Curhat Anak Timur Baik-baik yang Hidup di Jakarta

Loading


Itok Aman | Redaksi |

Merantau ke Jakarta untuk bekerja merupakan sebuah tantangan besar jika hanya bermodalkan ijazah SMA ke bawah. Sebab Indonesia salah satu dari negara-negara yang menuntut keterampilan dan keahlian dengan bukti ijazah. Apalagi di kota-kota besar seperti Jakarta. Beda jauh dengan Orang-orang Timur yang berpendidikan tinggi, menafkahi dirinya sendiri di Jakarta tetapi lupa membangun kampung halamannya di Timur sana yang padahal biaya sekolahnya didonasi oleh lapisan masyarakat lewat ‘pesta sekolah’ untuk mengumpulkan dana agar bisa memenuhi kebutuhan hidup selama mengenyam pendidikan di sekolahnya.

Banyak orang yang bilang bahwa Jakarta itu keras. Ada juga yang bilang, jika ingin mengubah hidupmu maka merantaulah ke Jakarta. Setiap orang bermimpi untuk nasib yang lebih baik.

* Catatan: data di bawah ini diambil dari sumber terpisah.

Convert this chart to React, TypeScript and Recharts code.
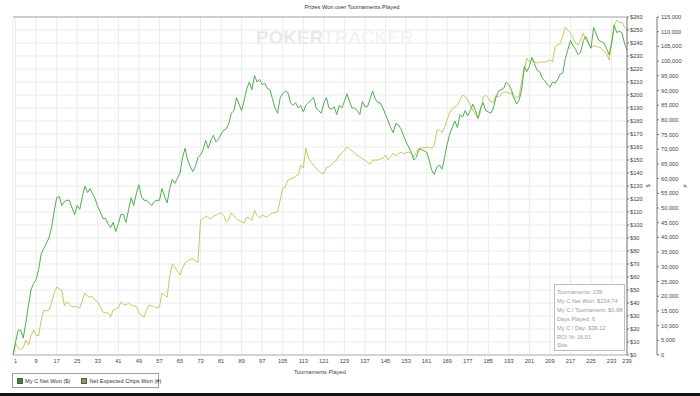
import { CartesianGrid, Line, LineChart, ReferenceLine, XAxis, YAxis } from "recharts";

const netWon = [
  0, 10, 19, 19, 13, 25, 38, 50, 55, 58,
  66, 78, 82, 86, 90, 98, 110, 121, 122, 115,
  118, 119, 119, 113, 108, 115, 112, 122, 130, 125,
  128, 124, 120, 114, 110, 105, 105, 101, 98, 102,
  95, 101, 108, 108, 102, 112, 121, 115, 124, 131,
  122, 119, 119, 117, 115, 118, 119, 119, 128, 122,
  117, 128, 135, 132, 136, 140, 152, 159, 150, 145,
  141, 145, 152, 154, 158, 165, 159, 165, 169, 164,
  166, 170, 173, 174, 178, 186, 188, 198, 193, 188,
  196, 205, 210, 204, 215, 210, 212, 208, 209, 205,
  204, 197, 190, 186, 198, 201, 203, 202, 194, 192,
  194, 190, 192, 187, 192, 194, 196, 198, 190, 188,
  186, 194, 198, 190, 189, 191, 185, 192, 190, 195,
  201, 195, 190, 190, 188, 185, 195, 191, 191, 197,
  203, 197, 194, 194, 190, 185, 180, 175, 171, 178,
  177, 174, 169, 164, 160, 156, 150, 152, 158, 158,
  157, 156, 150, 142, 139, 145, 146, 143, 152, 162,
  170, 175, 180, 175, 185, 183, 188, 184, 188, 193,
  188, 182, 190, 194, 188, 187, 186, 190, 198, 203,
  204, 205, 210, 208, 204, 198, 193, 196, 204, 222,
  218, 222, 229, 224, 219, 218, 213, 211, 208, 206,
  210, 209, 212, 216, 217, 228, 235, 242, 238, 235,
  231, 233, 242, 245, 240, 236, 252, 247, 242, 241,
  240, 236, 231, 240, 254, 248, 249, 248, 240, 234.74,
];

const chipsWon = [
  0, 4000, 2500, 1800, 2500, 5100, 3400, 6500, 8500, 6800,
  6500, 12000, 15300, 15000, 15300, 17700, 21000, 23100, 22500, 22000,
  16700, 18000, 17200, 16300, 16600, 16300, 16000, 18500, 21100, 20100,
  19700, 19800, 18600, 18000, 16300, 14600, 14400, 14300, 12900, 15300,
  15600, 16000, 18000, 17300, 17000, 17700, 17000, 16700, 16500, 14300,
  13500, 12900, 15500, 17000, 16700, 16500, 16000, 16300, 21100, 20300,
  19700, 27000, 31000, 29900, 28500, 27200, 29500, 31300, 32000, 32600,
  32700, 32000, 31600, 45900, 46500, 47300, 46800, 46300, 47200, 47600,
  48000, 48300, 47500, 45300, 46300, 48300, 47500, 46300, 45800, 45300,
  44900, 46900, 46500, 45900, 49300, 47500, 46600, 47600, 47200, 46900,
  47800, 48300, 48500, 48700, 52700, 56800, 57200, 59500, 59900, 60200,
  60800, 61300, 64600, 63600, 70400, 67000, 65600, 64600, 63600, 62500,
  61900, 61600, 63900, 64000, 65000, 65700, 66300, 68000, 68700, 69500,
  70800, 70100, 69400, 68700, 68000, 67400, 66800, 66300, 65500, 65000,
  66300, 66300, 66300, 66700, 67000, 68000, 66400, 67500, 68700, 67700,
  68500, 69000, 68400, 68800, 69000, 68700, 67400, 69000, 70400, 70400,
  70500, 70700, 70600, 70400, 71400, 76500, 76500, 75700, 77500, 80000,
  82500, 83800, 84400, 85000, 87000, 88400, 88000, 86700, 85000, 83300,
  82000, 80600, 82700, 87700, 88400, 87400, 86100, 86000, 88400, 87700,
  88800, 89400, 89500, 89100, 89100, 87400, 87800, 88000, 93000, 97000,
  101000, 99700, 100400, 99800, 99300, 99700, 99700, 99700, 100000, 100400,
  99700, 104800, 105500, 106000, 108500, 111600, 110500, 109500, 107800, 106000,
  105500, 107200, 109500, 107200, 106000, 104400, 105400, 105000, 104800, 104400,
  103300, 102700, 100400, 105500, 112000, 114000, 113000, 113300, 111600, 110600,
];

const xTicks = [
  1, 9, 17, 25, 33, 41, 49, 57, 65, 73, 81, 89, 97, 105, 113, 121, 129, 137,
  145, 153, 161, 169, 177, 185, 193, 201, 209, 217, 225, 233, 239,
];

const usdTicks = [
  0, 10, 20, 30, 40, 50, 60, 70, 80, 90, 100, 110, 120, 130, 140, 150, 160,
  170, 180, 190, 200, 210, 220, 230, 240, 250, 260,
];

const chipTicks = [
  0, 5000, 10000, 15000, 20000, 25000, 30000, 35000, 40000, 45000, 50000,
  55000, 60000, 65000, 70000, 75000, 80000, 85000, 90000, 95000, 100000,
  105000, 110000, 115000,
];

const statLines = [
  "Tournaments: 239",
  "My C Net Won: $234.74",
  "My C / Tournament: $0.98",
  "Days Played: 6",
  "My C / Day: $39.12",
  "ROI %: 16.01",
  "Site:",
];

const legendItems = [
  { label: "My C Net Won ($)", color: "#2f8f2f" },
  { label: "Net Expected Chips Won (#)", color: "#9c9c3c" },
];

const rows = netWon.map((net, i) => ({ t: i, net, chips: chipsWon[i] }));

const FONT = "'Liberation Sans', Arial, sans-serif";
const tickStyle = { fontSize: 5.7, fill: "#444", fontFamily: FONT };

function AxisMark(props: any) {
  const vb = props.viewBox ?? {};
  const x = (vb.x ?? 0) + props.dx;
  const y = (vb.y ?? 0) + (vb.height ?? 0) / 2;
  return (
    <text
      x={x}
      y={y}
      transform={`rotate(-90 ${x} ${y})`}
      textAnchor="middle"
      dominantBaseline="central"
      fontSize={5.7}
      fontFamily={FONT}
      fill="#444"
    >
      {props.text}
    </text>
  );
}

export default function App() {
  return (
    <div
      style={{
        position: "absolute",
        left: 0,
        top: 0,
        width: 700,
        height: 396,
        background: "#fff",
        overflow: "hidden",
        fontFamily: FONT,
      }}
    >
      <div
        style={{
          position: "absolute",
          left: 0,
          top: 4,
          width: 704,
          textAlign: "center",
          fontSize: 5.7,
          color: "#333",
        }}
      >
        Prizes Won over Tournaments Played
      </div>
      <div
        style={{
          position: "absolute",
          left: 256,
          top: 26,
          fontSize: 18.5,
          letterSpacing: 0.3,
          whiteSpace: "nowrap",
          lineHeight: "24px",
        }}
      >
        <span style={{ color: "#e9e9e9", fontWeight: 700 }}>POKER</span>
        <span style={{ color: "#f1f1f1" }}>TRACKER</span>
      </div>
      <div style={{ position: "absolute", left: 0, top: 0 }}>
        <LineChart
          width={700}
          height={396}
          data={rows}
          margin={{ top: 17, right: 0, bottom: 21, left: 13 }}
        >
          <CartesianGrid yAxisId="a_usd" stroke="#ececec" strokeWidth={1} />
          <XAxis
            dataKey="t"
            type="number"
            domain={[0, 239]}
            ticks={xTicks}
            interval={0}
            height={20}
            axisLine={{ stroke: "#b0b0b0" }}
            tickLine={false}
            tickSize={2}
            tickMargin={2}
            tick={tickStyle}
            label={{
              value: "Tournaments Played",
              position: "insideBottom",
              offset: 1,
              fontSize: 5.7,
              fill: "#444",
              fontFamily: FONT,
            }}
          />
          <YAxis
            yAxisId="left"
            orientation="left"
            width={0}
            domain={[0, 260]}
            tick={false}
            tickLine={false}
            axisLine={{ stroke: "#8a8a8a" }}
          />
          <YAxis
            yAxisId="a_usd"
            orientation="right"
            width={30}
            domain={[0, 260]}
            ticks={usdTicks}
            interval={0}
            tickFormatter={(v: number) => `$${v}`}
            tick={tickStyle}
            tickSize={2}
            tickMargin={1}
            tickLine={{ stroke: "#777" }}
            axisLine={{ stroke: "#777" }}
            label={<AxisMark dx={21} text="$" />}
          />
          <YAxis
            yAxisId="b_chips"
            orientation="right"
            width={43}
            domain={[0, 115000]}
            ticks={chipTicks}
            interval={0}
            tickFormatter={(v: number) => v.toLocaleString("en-US")}
            tick={tickStyle}
            tickSize={2}
            tickMargin={2}
            tickLine={{ stroke: "#777" }}
            axisLine={{ stroke: "#777" }}
            label={<AxisMark dx={28} text="#" />}
          />
          <ReferenceLine yAxisId="a_usd" y={260} stroke="#a8a8a8" />
          <Line
            yAxisId="b_chips"
            dataKey="chips"
            type="linear"
            stroke="#c8c862"
            strokeWidth={1}
            dot={false}
            isAnimationActive={false}
          />
          <Line
            yAxisId="a_usd"
            dataKey="net"
            type="linear"
            stroke="#4cb04c"
            strokeWidth={1}
            dot={false}
            isAnimationActive={false}
          />
        </LineChart>
      </div>
      <div
        style={{
          position: "absolute",
          left: 554,
          top: 284,
          width: 71,
          height: 67,
          border: "1px solid #bdbdbd",
          background: "#fff",
          boxSizing: "border-box",
          padding: "3px 0 0 2px",
          fontSize: 5.7,
          lineHeight: "8.9px",
          color: "#9a9a9a",
          whiteSpace: "nowrap",
        }}
      >
        {statLines.map((line) => (
          <div key={line}>{line}</div>
        ))}
      </div>
      <div
        style={{
          position: "absolute",
          left: 12,
          top: 373,
          width: 147,
          height: 15,
          border: "1px solid #a0a0a0",
          boxSizing: "border-box",
          display: "flex",
          alignItems: "center",
          paddingLeft: 4,
          fontSize: 5.7,
          color: "#333",
          whiteSpace: "nowrap",
        }}
      >
        {legendItems.map((item, i) => (
          <div
            key={item.label}
            style={{
              display: "flex",
              alignItems: "center",
              marginRight: i === 0 ? 11 : 0,
            }}
          >
            <span
              style={{
                display: "inline-block",
                width: 4,
                height: 4,
                background: item.color,
                border: "0.5px solid #555",
                marginRight: 2,
              }}
            />
            {item.label}
          </div>
        ))}
      </div>
      <div
        style={{
          position: "absolute",
          left: 0,
          top: 393,
          width: 700,
          height: 3,
          background: "#111",
        }}
      />
    </div>
  );
}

Pilihan mengubah nasib dengan merantau ke Jakarta adalah jalan salah satunya, kata orang-orang lagi, jika usaha lebih keras dari Jakarta, maka nasib Anda akan menjadi lebih baik, jika usaha Anda kalah dari kerasnya Jakarta, maka nasib Anda akan berubah. Makin buruk dari sebelumnya.

Jakarta boleh dikatakan sebagai miniatur Indonesia, sebab orang-orang dari berbagai ras, dari timur ke barat, selatan ke utara (tak juga aku temukan, oh Tuhan inikah cobaan *Wali Band) sebagiannya hidup di Jakarta. Jika Anda datang dari Indonesia Timur, maka Anda akan menemukan tantangan baru spesial untuk batin Anda.

Stereotip orang-orang di Jakarta terhadap orang-orang Indonesia Timur sudah dibentuk sejak lama. Entah kapan mulanya, intinya sudah lama. Bahwasannya orang-orang Indonesia Timur di mata mereka adalah orang-orang yang keras, galak, pemarah, suka main hakim sendiri, dan pemberani. Itulah mengapa, jika Anda datang ke Jakarta, Anda menemukan banyak orang-orang Indonesia Timur yang bekerja sebagai penjaga keamanan, jaga parkiran, jaga rumah kosong, lahan kosong. Sedang yang jomlo dan penganggur masih setia dengan menjaga tatapan kosong. Eaa… eaa eeaaa…!!! 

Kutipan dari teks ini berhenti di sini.